The user interface does not fare quite as well. Ultimately it does not use the screen space well enough to be a seamless tactical experience. Some building icons are indistinguishable—the tool-tips are more useful. When infantry are garrisoned in buildings their icons are absurdly tiny, which is a nuisance even if the infantry icons are the most distinct. Different infantry units all look identical from the standard camera distance, which either means excessive zooming or sifting through the selected groups. Many of these issues are not going to matter after you spend time with the game, but they are a significant initial barrier. It would have been fantastic to have more control over unit actions too, like ordering them to cease attacking enemy buildings, or, because ground vehicles follow roads so aggressively, a method to discourage travel along certain routes. The interface is a persistent, albeit minor, hindrance and needed more work to match the visual package.
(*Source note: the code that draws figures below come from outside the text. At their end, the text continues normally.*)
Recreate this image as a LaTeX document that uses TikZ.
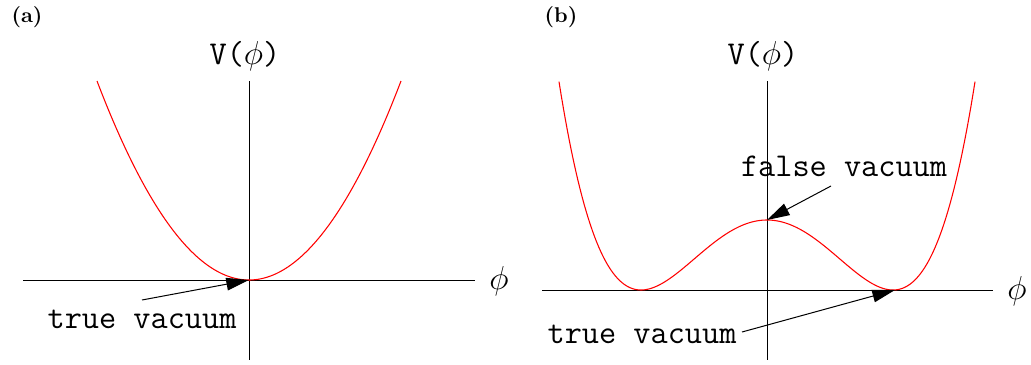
\documentclass[tikz,border=0pt]{standalone}
\usepackage{fontspec}
\usetikzlibrary{arrows.meta}
\begin{document}
\begin{tikzpicture}[x=0.75pt,y=-0.75pt,
  axis/.style={black,line width=0.75pt},
  pot/.style={red,line width=0.8pt},
  arr/.style={line width=0.75pt,-{Triangle[length=17pt,width=9.5pt]}},
  lbl/.style={font=\fontsize{25}{29}\selectfont\ttfamily,inner sep=0pt},
  phil/.style={inner sep=0pt,font=\fontsize{24}{28}\selectfont},
  panellbl/.style={inner sep=0pt}]
\useasboundingbox (0,0) rectangle (1031,364);
% ---------- panel (a) ----------
\node[panellbl] (pa) at (27,17) {\scalebox{1.6}{\textbf{(a)}}};
\coordinate (a0) at (249,280);
\draw[axis] (23,280) -- (475,280);
\draw[axis] (249,81) -- (249,360);
\node[lbl] (va) at (245,56) {V($\phi$)};
\node[phil] (pha) at (499,281) {$\phi$};
\draw[pot] plot[domain=-152:152,samples=120] ({249+\x},{280-199*(\x/152)^2});
\node[lbl] (tva) at (142,319) {true vacuum};
\coordinate (tvas) at (142,300);
\draw[arr] (tvas) -- (a0);
% ---------- panel (b) ----------
\node[panellbl] (pb) at (561,17) {\scalebox{1.6}{\textbf{(b)}}};
\coordinate (bmax) at (767,220);
\coordinate (bmin) at (895,290);
\draw[axis] (542,290) -- (993,290);
\draw[axis] (767,81) -- (767,360);
\node[lbl] (vb) at (763,56) {V($\phi$)};
\node[phil] (phb) at (1017,291) {$\phi$};
\draw[pot] plot[domain=-208:208,samples=200] ({767+\x},{290-70*(1-(\x/126)^2)^2});
\node[lbl] (fvb) at (844,166) {false vacuum};
\coordinate (fvbs) at (831,186);
\draw[arr] (fvbs) -- (bmax);
\node[lbl] (tvb) at (642,334) {true vacuum};
\coordinate (tvbs) at (742,332);
\draw[arr] (tvbs) -- (bmin);
\end{tikzpicture}
\end{document}
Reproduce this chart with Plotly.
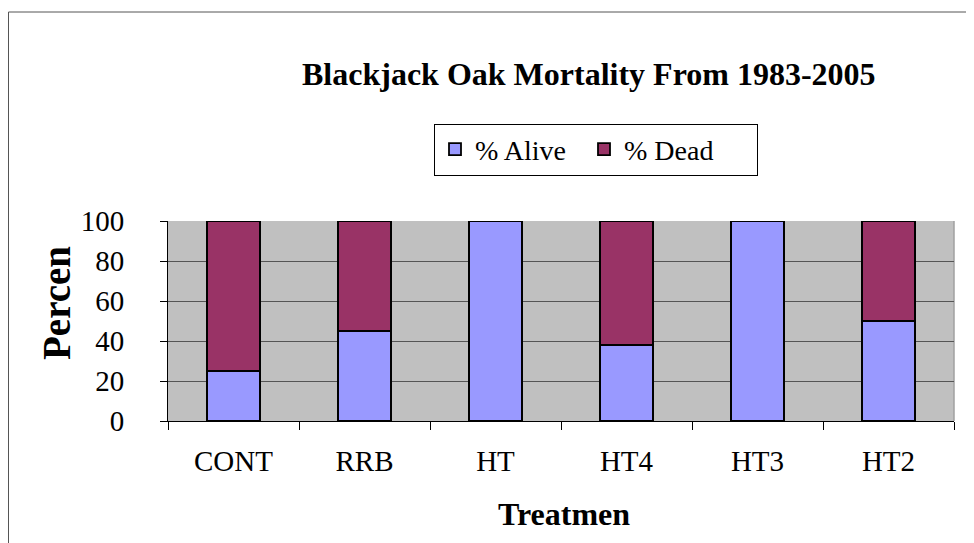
import plotly.graph_objects as go

categories = ["CONT", "RRB", "HT", "HT4", "HT3", "HT2"]
alive = [25, 45, 100, 38, 100, 50]
dead = [75, 55, 0, 62, 0, 50]
y_ticks = [0, 20, 40, 60, 80, 100]

FONT = "Liberation Serif"
OFF = 8  # page body margin
W, H = 974, 543
# plot area in screen pixels
PX0, PX1, PY0, PY1 = 168, 954, 221, 421
L = PX0 - OFF
T = PY0 - OFF
R = W - (PX1 - OFF)
B = H - (PY1 - OFF)
pw, ph = PX1 - PX0, PY1 - PY0

def px_x(x):
    return (x - PX0) / pw

def px_y(y):
    return (PY1 - y) / ph

fig = go.Figure()
fig.add_bar(x=categories, y=alive, name="% Alive", legendwidth=104,
            marker=dict(color="#9999FF", line=dict(color="black", width=1.8)))
fig.add_bar(x=categories, y=dead, name="% Dead", legendwidth=128,
            marker=dict(color="#993366", line=dict(color="black", width=1.8)))

fig.update_layout(
    barmode="stack",
    bargap=0.59,
    width=W, height=H,
    margin=dict(l=L, r=R, t=T, b=B),
    paper_bgcolor="white",
    plot_bgcolor="#C0C0C0",
    font=dict(family=FONT, color="black", size=29),
    showlegend=True,
    legend=dict(
        orientation="h", x=px_x(596), y=px_y(149.5), xanchor="center", yanchor="middle",
        bordercolor="black", borderwidth=1, bgcolor="white",
        font=dict(family=FONT, size=28), itemwidth=30, traceorder="normal",
    ),
    annotations=[
        dict(text="<b>Blackjack Oak Mortality From 1983-2005</b>", x=px_x(589), y=px_y(54),
             xref="paper", yref="paper", xanchor="center", yanchor="top",
             showarrow=False, font=dict(family=FONT, size=32)),
        dict(text="<b>Percen</b>", x=px_x(56), y=px_y(303), xref="paper", yref="paper",
             xanchor="center", yanchor="middle",
             showarrow=False, textangle=-90, font=dict(family=FONT, size=39)),
        dict(text="<b>Treatmen</b>", x=px_x(564), y=px_y(514), xref="paper", yref="paper",
             xanchor="center", yanchor="middle",
             showarrow=False, font=dict(family=FONT, size=32)),
    ],
    shapes=[
        dict(type="rect", xref="paper", yref="paper", x0=px_x(OFF + 0.5), x1=px_x(1000),
             y0=px_y(12), y1=px_y(600), line=dict(color="#555555", width=1), layer="below"),
        dict(type="line", xref="paper", yref="paper", x0=1, x1=1, y0=0, y1=1,
             line=dict(color="#A0A0A0", width=1.5), layer="below"),
    ],
)

fig.update_xaxes(
    type="category", tickson="boundaries", ticks="outside", ticklen=8, tickcolor="black",
    showline=True, linecolor="black", linewidth=1, showgrid=False,
    tickfont=dict(family=FONT, size=29), ticklabelstandoff=14,
)
fig.update_yaxes(
    range=[0, 100], tickvals=y_ticks, ticks="outside", ticklen=7, tickcolor="black",
    showline=True, linecolor="black", linewidth=1, showgrid=True, gridcolor="#555555", gridwidth=1,
    tickfont=dict(family=FONT, size=29), zeroline=False, ticklabelstandoff=30,
)

fig.write_html("out.html")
Tactical view provides a broad overview and makes resources obvious
Act of Aggression is not going to reinvigorate the RTS genre, but perhaps it can explain why real-time strategy games have declined in popularity. To fully understand and appreciate the game requires many hours of intense concentration, too much to ask for those just looking to drive some tanks through an enemy base. If you have the patience, this is a solid RTS marred by design and interface issues. Its lengthy campaign includes some good missions, but the story is incoherent and presented weakly in lacklustre mission briefings. The difficult campaign keeps the player under pressure and inadequately explains many of the core mechanics. At least the AI is fairly smart, so the Skirmish mode provides good value. Multiplayer is not heavily populated but it should draw a small audience. Act of Aggression has a powerful arsenal of strategic mechanics and visual design, but it detours through an ambush of its own creation.